I feel exactly the same, the font rendering in Linux drives me absolutely insane. The amount of hours I've spent over the past 15 years tweaking fontconfig, having to compile special patched packages etc etc doesn't bare thinking about.
I don't even have to edit anything on Windows now, and when I did a few years ago it was only on a clean install going through I think what was called cleartype config, you had a panel of 6 images/samples to choose from and after going through it all everything looked pretty damn perfect.
I'm currently using a Mac for private stuff, used to use Linux for work stuff, currently forced to use Windows. My font rendereing ranking is MacOS > Linux > Windows.

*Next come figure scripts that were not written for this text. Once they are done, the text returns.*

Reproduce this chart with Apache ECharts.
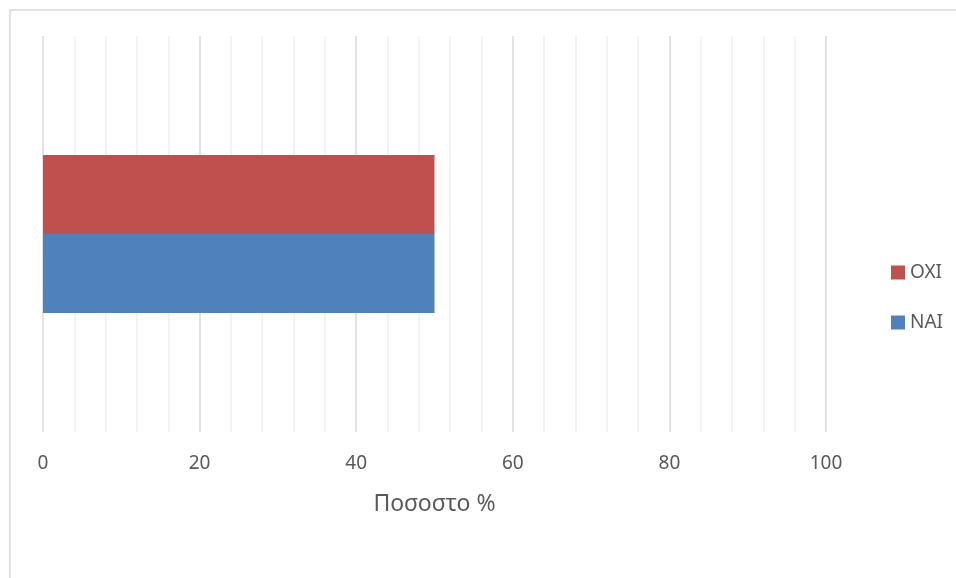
<!DOCTYPE html>
<html>
<head>
<meta charset="utf-8">
<script src="https://cdn.jsdelivr.net/npm/echarts@6/dist/echarts.min.js"></script>
<style>
  html, body { margin: 0; padding: 0; background: #fff; }
  #chart { width: 956px; height: 578px; }
</style>
</head>
<body>
<div id="chart"></div>
<script>
// Single-category horizontal bar chart: share of answers (percent)
const categories = [''];
const seriesNames = ['OXI', 'NAI'];
const oxiValues = [50];
const naiValues = [50];
const legendOrder = ['OXI', 'NAI'];
const axisName = 'Ποσοστο %';
const xMin = 0, xMax = 100, xStep = 20;

const textColor = '#595959';
const font = 'Noto Sans';

const chart = echarts.init(document.getElementById('chart'), null, { renderer: 'canvas' });

chart.setOption({
  animation: false,
  backgroundColor: '#ffffff',
  textStyle: { fontFamily: font },
  graphic: [{
    type: 'rect',
    left: 7.5, top: 7.5,
    shape: { width: 1000, height: 1000 },
    style: { fill: 'none', stroke: '#d9d9d9', lineWidth: 1.5 },
    silent: true, z: -1
  }],
  grid: { left: 43, right: 130, top: 36, bottom: 146, containLabel: false },
  legend: {
    data: legendOrder,
    orient: 'vertical',
    left: 886, top: 258,
    itemWidth: 14, itemHeight: 14, itemGap: 31,
    icon: 'rect',
    textStyle: { color: textColor, fontSize: 19, fontFamily: font },
    itemStyle: { borderWidth: 0 }
  },
  xAxis: {
    type: 'value',
    min: xMin, max: xMax, interval: xStep,
    name: axisName,
    nameLocation: 'middle',
    nameGap: 61,
    nameTextStyle: { color: textColor, fontSize: 23, fontFamily: font },
    axisLine: { show: false },
    axisTick: { show: false },
    axisLabel: { color: textColor, fontSize: 19, fontFamily: font, margin: 22 },
    splitLine: { show: true, lineStyle: { color: '#d9d9d9', width: 1.5 } },
    minorTick: { show: false, splitNumber: 5 },
    minorSplitLine: { show: true, lineStyle: { color: '#f0f0f0', width: 1.5 } }
  },
  yAxis: {
    type: 'category',
    data: categories,
    axisLine: { show: false },
    axisTick: { show: false },
    axisLabel: { show: false },
    splitLine: { show: false }
  },
  series: [
    {
      name: seriesNames[0], type: 'bar', data: oxiValues,
      barWidth: 79, barGap: '0%',
      itemStyle: { color: '#c0504d' }
    },
    {
      name: seriesNames[1], type: 'bar', data: naiValues,
      barWidth: 79, barGap: '0%',
      itemStyle: { color: '#4f81bd' }
    }
  ]
});
</script>
</body>
</html>
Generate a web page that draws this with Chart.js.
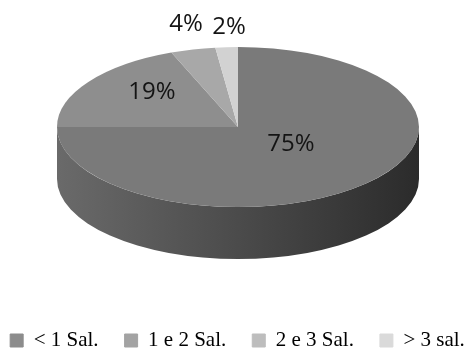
<!DOCTYPE html>
<html><head><meta charset="utf-8">
<script src="https://cdn.jsdelivr.net/npm/chart.js@4"></script>
<style>html,body{margin:0;padding:0;background:#fff}#wrap{width:468px;height:349px;position:relative}</style>
</head><body><div id="wrap"><canvas id="c"></canvas></div>
<script>
const categories = ['< 1 Sal.', '1 e 2 Sal.', '2 e 3 Sal.', '> 3 sal.'];
const values = [75, 19, 4, 2];
const valueLabels = ['75%', '19%', '4%', '2%'];
const sliceColors = ['#7a7a7a', '#8e8e8e', '#a8a8a8', '#d2d2d2'];
const legendColors = ['#8c8c8c', '#a3a3a3', '#bdbdbd', '#dadada'];

const TILT = 80 / 181, CX = 238, CY = 127, DEPTH = 52;
const labelFx = [0.414, 0.575, 1.154, 0.79];
const labelFy = [0.30, 0.778, 1.33, 1.25];

const pie3d = {
  id: 'pie3d',
  beforeDatasetsDraw(chart) {
    const arc = chart.getDatasetMeta(0).data[0];
    const ctx = chart.ctx;
    const R = arc.outerRadius;
    const ry = R * TILT;
    ctx.save();
    ctx.translate(CX, CY);
    const g = ctx.createLinearGradient(-R, 0, R, 0);
    g.addColorStop(0, '#6a6a6a');
    g.addColorStop(0.5, '#4b4b4b');
    g.addColorStop(1, '#2b2b2b');
    ctx.beginPath();
    ctx.ellipse(0, 0, R, ry, 0, 0, Math.PI, false);
    ctx.ellipse(0, DEPTH, R, ry, 0, Math.PI, 0, true);
    ctx.closePath();
    ctx.fillStyle = g;
    ctx.fill();
    ctx.scale(1, TILT);
    ctx.translate(-arc.x, -arc.y);
  },
  afterDatasetsDraw(chart) {
    const ctx = chart.ctx;
    ctx.restore();
    const arcs = chart.getDatasetMeta(0).data;
    ctx.save();
    ctx.font = '24px "Open Sans"';
    ctx.fillStyle = '#141414';
    ctx.textAlign = 'center';
    ctx.textBaseline = 'middle';
    arcs.forEach((a, i) => {
      const mid = (a.startAngle + a.endAngle) / 2;
      const x = CX + Math.cos(mid) * a.outerRadius * labelFx[i];
      const y = CY + Math.sin(mid) * a.outerRadius * TILT * labelFy[i];
      ctx.fillText(valueLabels[i], x, y);
    });
    ctx.restore();
  }
};

new Chart(document.getElementById('c'), {
  type: 'pie',
  data: {
    labels: categories,
    datasets: [{
      data: values,
      backgroundColor: sliceColors,
      borderWidth: 0,
      radius: 181,
      clip: false
    }]
  },
  options: {
    responsive: true,
    maintainAspectRatio: false,
    animation: false,
    layout: { padding: { left: -27, right: -34, bottom: -12 } },
    plugins: {
      tooltip: { enabled: false },
      legend: {
        position: 'bottom',
        labels: {
          boxWidth: 13,
          boxHeight: 13,
          padding: 26,
          color: '#151515',
          font: { family: '"Liberation Serif", serif', size: 21 },
          generateLabels: (chart) => categories.map((c, i) => ({
            text: c,
            fillStyle: legendColors[i],
            strokeStyle: legendColors[i],
            lineWidth: 1,
            hidden: false,
            index: i
          }))
        }
      }
    }
  },
  plugins: [pie3d]
});
</script>
</body></html>
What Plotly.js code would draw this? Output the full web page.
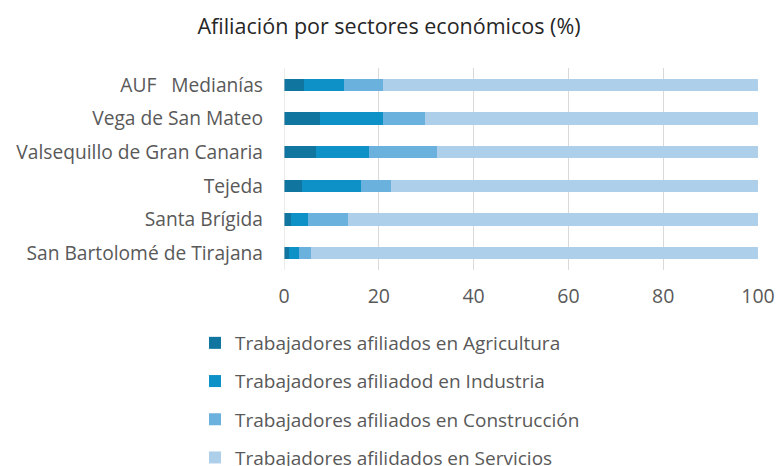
<!DOCTYPE html>
<html>
<head>
<meta charset="utf-8">
<script src="https://cdn.plot.ly/plotly-3.0.1.min.js"></script>
<style>html,body{margin:0;padding:0;background:#fff;}#chart{width:778px;height:466px;}</style>
</head>
<body>
<div id="chart"></div>
<script>
const categories = ["AUF\u00a0\u00a0\u00a0Medianías", "Vega de San Mateo", "Valsequillo de Gran Canaria", "Tejeda", "Santa Brígida", "San Bartolomé de Tirajana"];
const agricultura = [4.3, 7.5, 6.8, 3.9, 1.4, 1.1];
const industria = [8.4, 13.3, 11.2, 12.3, 3.7, 2.1];
const construccion = [8.1, 9.0, 14.3, 6.3, 8.5, 2.5];
const servicios = [79.2, 70.2, 67.7, 77.5, 86.4, 94.3];
const seriesNames = ["Trabajadores afiliados en Agricultura", "Trabajadores afiliadod en Industria", "Trabajadores afiliados en Construcción", "Trabajadores afilidados en Servicios"];
const colors = ["#10759f", "#0e91c6", "#6ab1dd", "#aecfea"];
const xTicks = [0, 20, 40, 60, 80, 100];

const allSeries = [agricultura, industria, construccion, servicios];
const traces = allSeries.map((vals, i) => ({
  type: "bar",
  orientation: "h",
  y: categories,
  x: vals,
  name: seriesNames[i],
  legendgroup: "g" + i,
  marker: {color: colors[i], line: {width: 0}},
  hoverinfo: "x+y+name"
}));

const layout = {
  width: 778, height: 466,
  margin: {l: 284, r: 20, t: 68, b: 196, autoexpand: false},
  paper_bgcolor: "#fff", plot_bgcolor: "#fff",
  font: {family: "Open Sans, sans-serif", color: "#595959"},
  title: {text: "Afiliación por sectores económicos (%)", x: 0.5, xref: "container", xanchor: "center", y: 1 - 26/466, yref: "container", yanchor: "middle",
          font: {size: 21.5, color: "#262626", family: "Open Sans, sans-serif"}},
  barmode: "stack",
  bargap: 0.63,
  xaxis: {range: [0, 100], tickvals: xTicks, ticktext: xTicks.map(String), showgrid: true, gridcolor: "#d9d9d9", gridwidth: 1,
          zeroline: false, showline: false, ticks: "", ticklabelstandoff: 12, tickfont: {size: 19.5, color: "#595959"}, fixedrange: true, automargin: false},
  yaxis: {autorange: "reversed", showgrid: false, zeroline: false, showline: false, ticks: "", ticklabelstandoff: 20,
          tickfont: {size: 19.2, color: "#595959"}, automargin: false},
  showlegend: true,
  legend: {orientation: "v", xref: "container", yref: "container", x: 195/778, xanchor: "left", y: 1 - 324/466, yanchor: "top", traceorder: "grouped",
           tracegroupgap: 10.5, font: {size: 19, color: "#595959"}, itemwidth: 30},
  shapes: [{type: "line", xref: "x", yref: "paper", x0: 0, x1: 0, y0: 0, y1: 1, line: {color: "#d9d9d9", width: 1}}]
};

Plotly.newPlot("chart", traces, layout, {displayModeBar: false, staticPlot: true});
</script>
</body>
</html>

I rate it macOS > Windows > Linux. iOS is pretty good too, mobile Windows wasn't. But I'm only experiencing Linux graphically on a rather old monitor or through a terminal emulator, and macOS and Windows on a nice monitor, so that probably skews my perception. I wonder how many people observe the three OS'es through the same (or very similar) monitors.
> in favor of high pixel density screens
I wish I could download an OS update that gave me a high pixel screen! But, uhhh, that’s not how it works.
Do yourself a favour and go out and purchase a high pixel screen. I don't understand why people who spend a good part of their days in front of a computer (or employ others to do it), but refuse to get quality hardware. Is it worth destroying your eyes, posture, and joints to save this money? Not to speak of just the personal pleasure of using good hardware.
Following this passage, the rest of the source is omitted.